Truth has no continuity, because it is beyond time; and what has continuity is not truth. Truth must be seen instantly and forgotten - forgotten in the sense that you do not carry with you as memory the truth that has been seen. And because your mind is uncluttered with memory, at any instant - the next minute, the next day, or some time later - the truth will come again.
Truth, having no continuity, can be seen only when the whole mind is free from this process of maintaining, remembering, recognizing. That demands extraordinary attention, because it is very easy to slip into saying, "Well, I saw it yesterday, and I am going to live with it". If you live with it you will be living with a memory, which is a dead thing and has no meaning, and it will prevent you from seeing the truth anew, afresh. To see the truth or the beauty of that mountain, your mind must be extraordinarily sensitive, not made dull by the memory of things that have been; and that requires - as you will know if you watch yourself - acute attention. Therefore you can't allow your body to become dull, sluggish. You must have a body that is highly alert, sensitive; because the condition of the body does influence the brain, and the brain influences your thought, and so on and so on. Psychosomatically, one has to be fully aware.
Memory is mechanical, and it obviously has its place. Without memory you wouldn't know where you lived, you wouldn't know how to read, and so on. But for most of us, memory, which is the past, interferes with observation. When you have understood that fact, you have space to observe; and in that space, for a split second, for ten minutes, for an hour - the time period doesn't matter - , there is a perception. But if you make that perception into a memory, you will never see again.
Most of us live in memories: memories of the pleasant times we had when we were young, the memories of sex, the memories of our joys and despairs, and so on. We live in the past, so our minds are dull, and our technical training therefore helps to make us automatons. What I am talking about is something entirely different: to make the mind astonishingly active and very sensitive by being aware of everything that you do and don't do.
Questioner: When I am listening to what is being said here, I feel very alive and sensitive; but when I go away by myself, or am in my house, this sensitivity ceases. Krishnamurti: If you are sensitive only while you are here, you are being influenced, and that has no value whatsoever. It is merely propaganda, and therefore should be shunned, put away, destroyed, for in that way you create masters, teachers, authorities. But if you have observed yourself as you listened when I have talked; if you have been aware of your own reactions at every minute as we have gone along for over an hour; if you have been awake, not only to what was being said by the speaker but also to the movements of your own thought and feeling, then when you leave this tent and go away by yourself you will know your own state of mind and will never be blindly caught in it again.
Questioner: Do you not think that the desire to free oneself is partly the cause of one's conditioning?
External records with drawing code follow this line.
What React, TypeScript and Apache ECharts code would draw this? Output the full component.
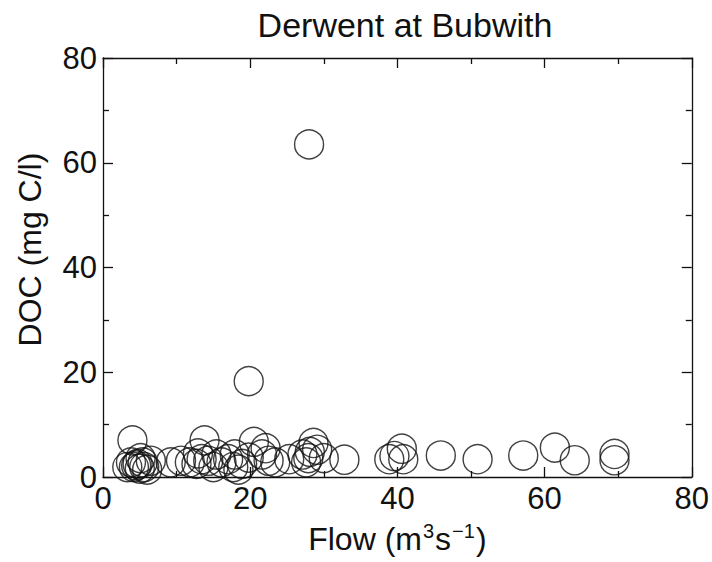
import React, { useEffect, useRef } from "react";
import * as echarts from "echarts";

const titleText = "Derwent at Bubwith";
const xTicks = [0, 20, 40, 60, 80];
const yTicks = [0, 20, 40, 60, 80];

// Flow (m3 s-1)
const flow = [
  28.0, 19.8,
  4.0,
  3.8, 4.7, 5.4, 4.2, 5.6, 6.5, 3.3, 5.1, 6.0, 4.5, 5.0,
  9.2,
  10.6, 11.8, 12.7, 13.4, 12.9,
  13.8,
  14.3, 15.0, 15.4, 16.1, 17.0, 17.7, 17.9,
  18.9, 18.4,
  20.5, 19.8,
  21.6, 22.5, 23.4, 22.1,
  25.3, 27.1, 27.6,
  28.6, 28.1, 27.9, 29.1, 30.0,
  32.8,
  38.9, 39.6, 40.6, 40.8,
  45.9, 50.9, 57.1, 61.4, 64.1, 69.5, 69.5,
];

// DOC (mg C/l)
const doc = [
  63.5, 18.3,
  7.0,
  2.8, 2.5, 2.8, 1.9, 1.9, 3.1, 1.9, 3.6, 1.4, 2.2, 1.6,
  2.8,
  3.1, 2.8, 2.5, 3.4, 4.5,
  7.0,
  3.1, 1.9, 4.3, 2.8, 3.4, 1.9, 4.3,
  2.5, 1.4,
  6.7, 3.7,
  4.3, 3.1, 2.8, 5.5,
  3.4, 4.3, 2.8,
  6.5, 4.8, 3.6, 5.2, 3.6,
  3.3,
  3.4, 4.0, 5.4, 3.4,
  4.1, 3.4, 4.1, 5.6, 3.2, 4.4, 3.2,
];

const FONT = "Liberation Sans";
const INK = "#111";

export default function App() {
  const ref = useRef<HTMLDivElement>(null);
  useEffect(() => {
    if (!ref.current) return;
    const chart = echarts.init(ref.current, null, { renderer: "svg" });
    const pts = flow.map((f, i) => [f, doc[i]]);
    const lineStyle = { color: INK, width: 1.3 };
    const common = {
      type: "value" as const,
      interval: 20,
      axisLine: { show: true, onZero: false, lineStyle },
      axisTick: { show: true, inside: true, length: 10, lineStyle },
      minorTick: { show: true, splitNumber: 2, length: 6, lineStyle },
      splitLine: { show: false },
    };
    const baseX = { ...common, min: xTicks[0], max: xTicks[xTicks.length - 1] };
    const baseY = { ...common, min: yTicks[0], max: yTicks[yTicks.length - 1] };
    chart.setOption({
      animation: false,
      backgroundColor: "#fff",
      title: {
        text: titleText,
        left: 400,
        textAlign: "center",
        top: 3,
        textStyle: { fontFamily: FONT, fontSize: 34, fontWeight: "normal", color: INK },
      },
      grid: { left: 103, right: 10, top: 58, bottom: 85 },
      xAxis: [
        {
          ...baseX,
          position: "bottom",
          axisLabel: { show: true, margin: 6, fontFamily: FONT, fontSize: 31, color: INK },
          name: "Flow (m{sup|3}s{sup|−1})",
          nameLocation: "middle",
          nameGap: 44,
          nameTextStyle: {
            fontFamily: FONT,
            fontSize: 32,
            color: INK,
            rich: {
              sup: { fontFamily: FONT, fontSize: 20, color: INK, verticalAlign: "top", padding: [0, 1, 15, 1] },
            },
          },
        },
        {
          ...baseX,
          position: "top",
          axisLabel: { show: false },
        },
      ],
      yAxis: [
        {
          ...baseY,
          position: "left",
          axisLabel: { show: true, margin: 6, fontFamily: FONT, fontSize: 31, color: INK },
          name: "DOC (mg C/l)",
          nameLocation: "middle",
          nameGap: 57,
          nameTextStyle: { fontFamily: FONT, fontSize: 32, color: INK, padding: [0, 0, 0, 36] },
        },
        {
          ...baseY,
          position: "right",
          axisLabel: { show: false },
        },
      ],
      series: [
        {
          type: "scatter",
          xAxisIndex: 0,
          yAxisIndex: 0,
          data: pts,
          symbol: "circle",
          symbolSize: 29,
          clip: false,
          itemStyle: { color: "rgba(0,0,0,0)", borderColor: INK, borderWidth: 1.4 },
          emphasis: { disabled: true },
        },
      ],
    });
    return () => chart.dispose();
  }, []);
  return (
    <div
      ref={ref}
      style={{ position: "absolute", left: 0, top: 0, width: 712, height: 562 }}
    />
  );
}
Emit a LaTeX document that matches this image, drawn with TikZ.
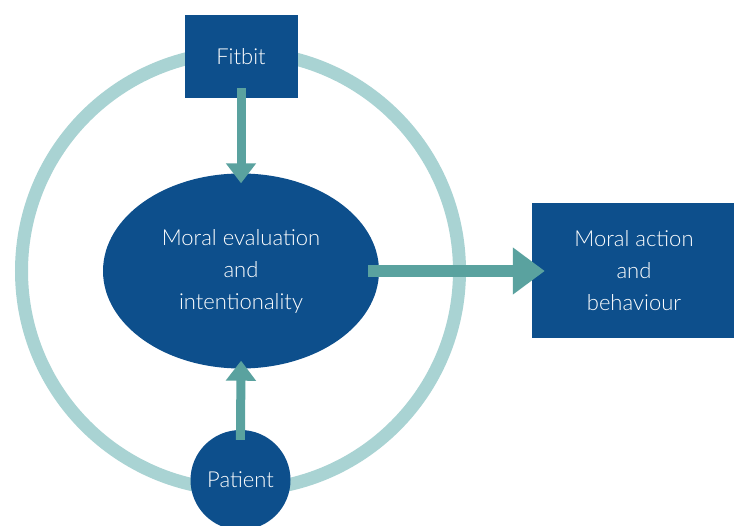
\documentclass[tikz,border=0pt]{standalone}
\usepackage{fontspec}
\setmainfont{Lato}[UprightFont=* Light]
\usetikzlibrary{shapes.geometric,arrows.meta}
\definecolor{navy}{HTML}{0D4F8C}
\definecolor{teal}{HTML}{5AA29F}
\definecolor{ringc}{HTML}{A9D3D3}
\tikzset{
  labeltext/.style={text=white, font=\fontsize{22}{32}\selectfont, align=center, inner sep=0pt},
  boxnode/.style={labeltext, fill=navy, draw=none},
  flow/.style={draw=teal, line width=9pt, -{Triangle[width=29pt,length=20pt]}},
  bigflow/.style={draw=teal, line width=12pt, -{Triangle[width=45pt,length=32pt]}},
}
\begin{document}
\begin{tikzpicture}[x=1pt,y=-1pt]
  \useasboundingbox (0,0) rectangle (734,526);
  \clip (0,0) rectangle (734,526);
  \fill[white] (0,0) rectangle (734,526);
  % outer cycle ring
  \draw[ringc, line width=13pt] (240.5,271) circle (219);
  % nodes
  \node[boxnode, minimum width=113pt, minimum height=83pt] (fitbit) at (241,56.5) {Fitbit};
  \node[boxnode, circle, minimum size=100pt] (patient) at (240.5,480) {Patient};
  \node[boxnode, ellipse, minimum width=276pt, minimum height=195pt] (eval) at (241,271)
    {Moral evaluation\\and\\intentionality};
  \node[boxnode, minimum width=204pt, minimum height=135pt] (action) at (634,271)
    {Moral action\\and\\behaviour};
  % connectors
  \draw[flow, shorten <=-10pt, shorten >=-10pt] (fitbit.south) -- (eval.north);
  \draw[flow, shorten <=-10pt, shorten >=-8pt] (patient.north) -- (eval.south);
  \draw[bigflow, shorten <=-11pt, shorten >=-13pt] (eval.east) -- (action.west);
\end{tikzpicture}
\end{document}
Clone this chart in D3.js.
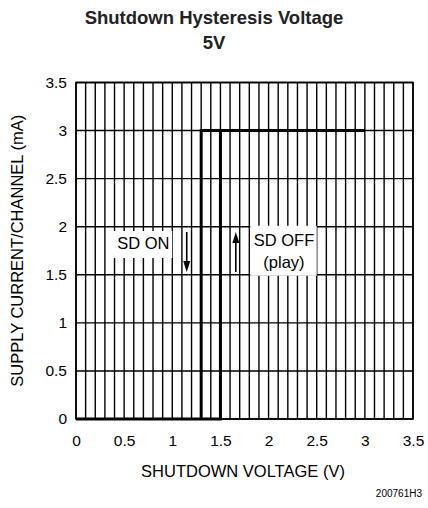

Krishnamurti: Of course, sir; the desire to free oneself from conditioning only furthers conditioning. But if, instead of trying to suppress desire, one understands the whole process of desire, in that very understanding there comes freedom from conditioning. Freedom from conditioning is not a direct result. Do you understand? If I set about deliberately to free myself from my conditioning, that desire creates its own conditioning. I may destroy one form of conditioning, but I am caught in another. Whereas, if there is an understanding of desire itself, which includes the desire to be free, then that very understanding destroys all conditioning. Freedom from conditioning is a by-product, it is not important. The important thing is to understand what it is that creates conditioning.